Une dernière remarque : parce qu’ils avaient opéré une distinction entre la « papauté » et ses « dépositaires », entre la « personne » et la « fonction » du Pape, beaucoup de théologiens furent personnellement mis au pas lors des moments sombres de la papauté 18.

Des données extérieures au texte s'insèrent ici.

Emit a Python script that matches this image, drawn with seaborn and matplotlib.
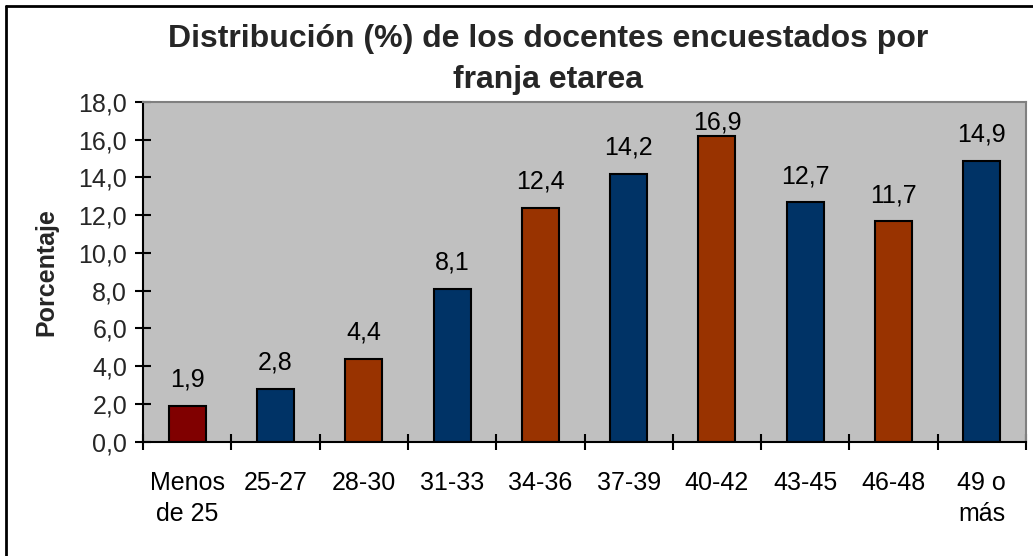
import matplotlib
matplotlib.use("Agg")
import matplotlib.pyplot as plt
import seaborn as sns
import pandas as pd
from matplotlib.lines import Line2D
from matplotlib.ticker import FixedLocator, FuncFormatter

sns.set_theme(style="white")
plt.rcParams['font.family'] = ['Liberation Sans', 'DejaVu Sans']

categories = ["Menos\nde 25", "25-27", "28-30", "31-33", "34-36",
              "37-39", "40-42", "43-45", "46-48", "49 o\nmás"]
values = [1.9, 2.8, 4.4, 8.1, 12.4, 14.2, 16.2, 12.7, 11.7, 14.9]
value_labels = ["1,9", "2,8", "4,4", "8,1", "12,4", "14,2", "16,9", "12,7", "11,7", "14,9"]
bar_colors = ["#800000", "#003366", "#993300", "#003366", "#993300",
              "#003366", "#993300", "#003366", "#993300", "#003366"]
yticks = [0, 2, 4, 6, 8, 10, 12, 14, 16, 18]

df = pd.DataFrame({"cat": categories, "val": values})

W, H = 1033, 556
fig = plt.figure(figsize=(W / 100, H / 100), dpi=100)
ax = fig.add_axes([143 / W, 1 - 441.7 / H, (1026 - 143) / W, (441.7 - 102) / H])
ax.set_facecolor("#C0C0C0")

sns.barplot(data=df, x="cat", y="val", hue="cat", palette=bar_colors,
            legend=False, width=0.42, edgecolor="black", linewidth=1.5,
            saturation=1, ax=ax)

ax.set_ylim(0, 18)
ax.set_xlim(-0.5, len(categories) - 0.5)
ax.set_yticks(yticks)
ax.yaxis.set_major_formatter(FuncFormatter(lambda v, p: f"{v:.1f}".replace(".", ",")))

ax.xaxis.set_minor_locator(FixedLocator([i - 0.5 for i in range(len(categories) + 1)]))
ax.tick_params(axis="x", which="major", length=0, pad=21, labelsize=18, colors="black")
ax.tick_params(axis="x", which="minor", length=11, width=1.5, direction="inout", color="black")
ax.tick_params(axis="y", which="major", length=11, width=1.5, direction="inout",
               pad=6, labelsize=18, color="black", left=True)
ax.tick_params(axis="x", which="minor", bottom=True)
plt.setp(ax.get_xticklabels(), linespacing=1.4)

ax.set_xlabel("")
ax.set_ylabel("Porcentaje", fontsize=18, fontweight="bold", labelpad=14)

for side in ["left", "bottom"]:
    ax.spines[side].set_color("black")
    ax.spines[side].set_linewidth(1.5)
for side in ["top", "right"]:
    ax.spines[side].set_color("#808080")
    ax.spines[side].set_linewidth(1.5)

for i, cont in enumerate(ax.containers):
    pad = 10 if values[i] < 16 else 1
    ax.bar_label(cont, labels=[value_labels[i]], padding=pad, fontsize=18, color="black")

fig.text(548 / W, 1 - 47 / H, "Distribución (%) de los docentes encuestados por",
         ha="center", va="baseline", fontsize=23, fontweight="bold")
fig.text(548 / W, 1 - 88 / H, "franja etarea",
         ha="center", va="baseline", fontsize=23, fontweight="bold")

fig.add_artist(Line2D([6 / W, 1], [1 - 6 / H, 1 - 6 / H], color="black", lw=2))
fig.add_artist(Line2D([6 / W, 6 / W], [0, 1 - 6 / H], color="black", lw=2))

fig.savefig("out.png", dpi=100)
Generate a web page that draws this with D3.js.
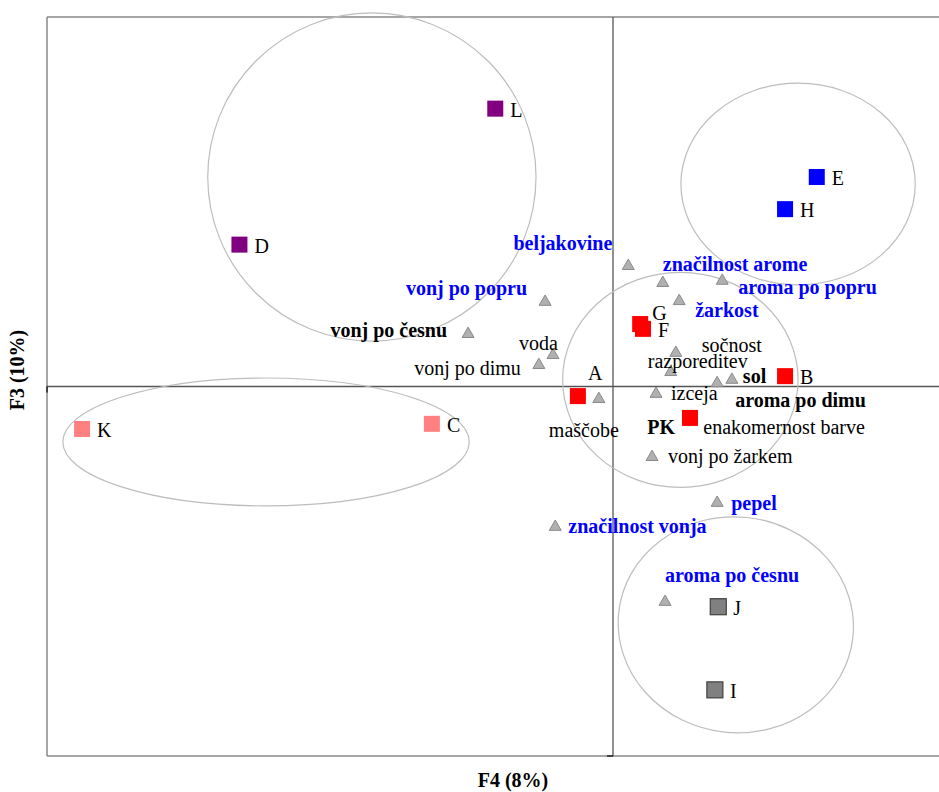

Quant à nous, pour qui ces époques ténébreuses semblaient à jamais révolues, nous avons perdu l’habitude de telles distinctions et, après le Concile Vatican I, nous avons fini par confondre infaillibilité avec infaillibilisme, comme si le Pape était en tout et toujours infaillible, et non dans des circonstances bien précises et sous des conditions bien déterminées 19.

  • 1

    Boniface VIII, Bulle Unam Sanctam, Dz. 468.

  • 2

    Saint Thomas, IIa-IIæ q. 39 a. 1 et Cajetan in IIa-IIæ q. 39.

  • 3

    Cardinal Journet, L’Eglise du Verbe Incarné, Desclée de Brouwer, Fribourg, 1962, t. I, p. 526.

  • 4

    Ibidem, p. 524 ; Cajetan, De comparata auctoritate papœ et concilii, chap. VIII, n° 519.

  • 5

    Ep. XV, 2, citée par Léon XIII dans l’encyclique Satis cognitum du 29 juin 1896.

  • 6

    Léon XIII, Satis cognitum.

  • 7

    Homélie De Pœnitentia attribuée à saint Basile, citée par le Concile de Trente et par Léon XIII dans Satis cognitum.

  • 8

    Cardinal Journet, op. cit., p. 524.

  • 9

    Citation de Bossuet, dans Dictionnaire de Théologie catholique, t. IX, col. 908.

  • 10

    Voir Dz. 1839.

  • 11

    Matth. 16, 17-18.

  • 12

    Ibidem, 16, 23.

  • 13

    Gal. 2, 14.

  • 14

    In omnes S. Pauli Epistolas.

  • 15

    In IIa-IIæ q. 39 a. 1 n° 6.

  • 16

    Op. cit., vol. I, pp. 547 ss.

  • 17

    Ibidem, p. 626, vol. II, pp. 839 ss.

  • 18

    Voir Dictionnaire de Théologie catholique, sous schisme.

  • 19

    Qu’on relise à ce sujet la Constitution Pastor Æternus de Vatican I.